#### Task brief
Without the pictures, write out all the lines below exactly as they appear.

○ ○ ○ ○

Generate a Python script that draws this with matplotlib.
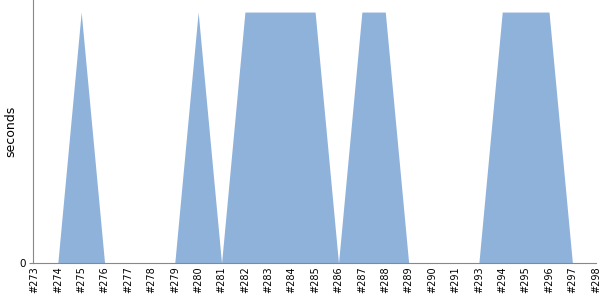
import matplotlib.pyplot as plt
import numpy as np

# builds along the x axis (no #292 in the source)
builds = ['#273', '#274', '#275', '#276', '#277', '#278', '#279', '#280', '#281',
          '#282', '#283', '#284', '#285', '#286', '#287', '#288', '#289', '#290',
          '#291', '#293', '#294', '#295', '#296', '#297', '#298']
seconds = [0, 0, 1, 0, 0, 0, 0, 1, 0,
           1, 1, 1, 1, 0, 1, 1, 0, 0,
           0, 0, 1, 1, 1, 0, 0]

x = np.arange(len(builds))

fig = plt.figure(figsize=(6, 3), dpi=100)
ax = fig.add_axes([0.055, 0.123, 0.938, 0.877])

ax.fill_between(x, seconds, 0, color='#8fb2db', linewidth=0)

ax.set_xlim(-0.06, len(builds) - 1)
ax.set_ylim(0, 1.048)
ax.set_xticks(x)
ax.set_xticklabels(builds, rotation=90, fontsize=7)
ax.set_yticks([0])
ax.set_yticklabels(['0'], fontsize=7.5)
ax.tick_params(axis='x', length=0, pad=2)
ax.tick_params(axis='y', length=3, color='#888888', pad=2)
ax.set_ylabel('seconds', fontsize=9)
ax.yaxis.set_label_coords(-0.028, 0.5)

for side in ['top', 'right']:
    ax.spines[side].set_visible(False)
for side in ['left', 'bottom']:
    ax.spines[side].set_color('#888888')

fig.savefig('out.png', dpi=100)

○ ○ ○ ○

#### Result below
Generate a Python script that draws this with matplotlib.
import matplotlib.pyplot as plt
import numpy as np

# builds along the x axis (no #292 in the source)
builds = ['#273', '#274', '#275', '#276', '#277', '#278', '#279', '#280', '#281',
          '#282', '#283', '#284', '#285', '#286', '#287', '#288', '#289', '#290',
          '#291', '#293', '#294', '#295', '#296', '#297', '#298']
seconds = [0, 0, 1, 0, 0, 0, 0, 1, 0,
           1, 1, 1, 1, 0, 1, 1, 0, 0,
           0, 0, 1, 1, 1, 0, 0]

x = np.arange(len(builds))

fig = plt.figure(figsize=(6, 3), dpi=100)
ax = fig.add_axes([0.055, 0.123, 0.938, 0.877])

ax.fill_between(x, seconds, 0, color='#8fb2db', linewidth=0)

ax.set_xlim(-0.06, len(builds) - 1)
ax.set_ylim(0, 1.048)
ax.set_xticks(x)
ax.set_xticklabels(builds, rotation=90, fontsize=7)
ax.set_yticks([0])
ax.set_yticklabels(['0'], fontsize=7.5)
ax.tick_params(axis='x', length=0, pad=2)
ax.tick_params(axis='y', length=3, color='#888888', pad=2)
ax.set_ylabel('seconds', fontsize=9)
ax.yaxis.set_label_coords(-0.028, 0.5)

for side in ['top', 'right']:
    ax.spines[side].set_visible(False)
for side in ['left', 'bottom']:
    ax.spines[side].set_color('#888888')

fig.savefig('out.png', dpi=100)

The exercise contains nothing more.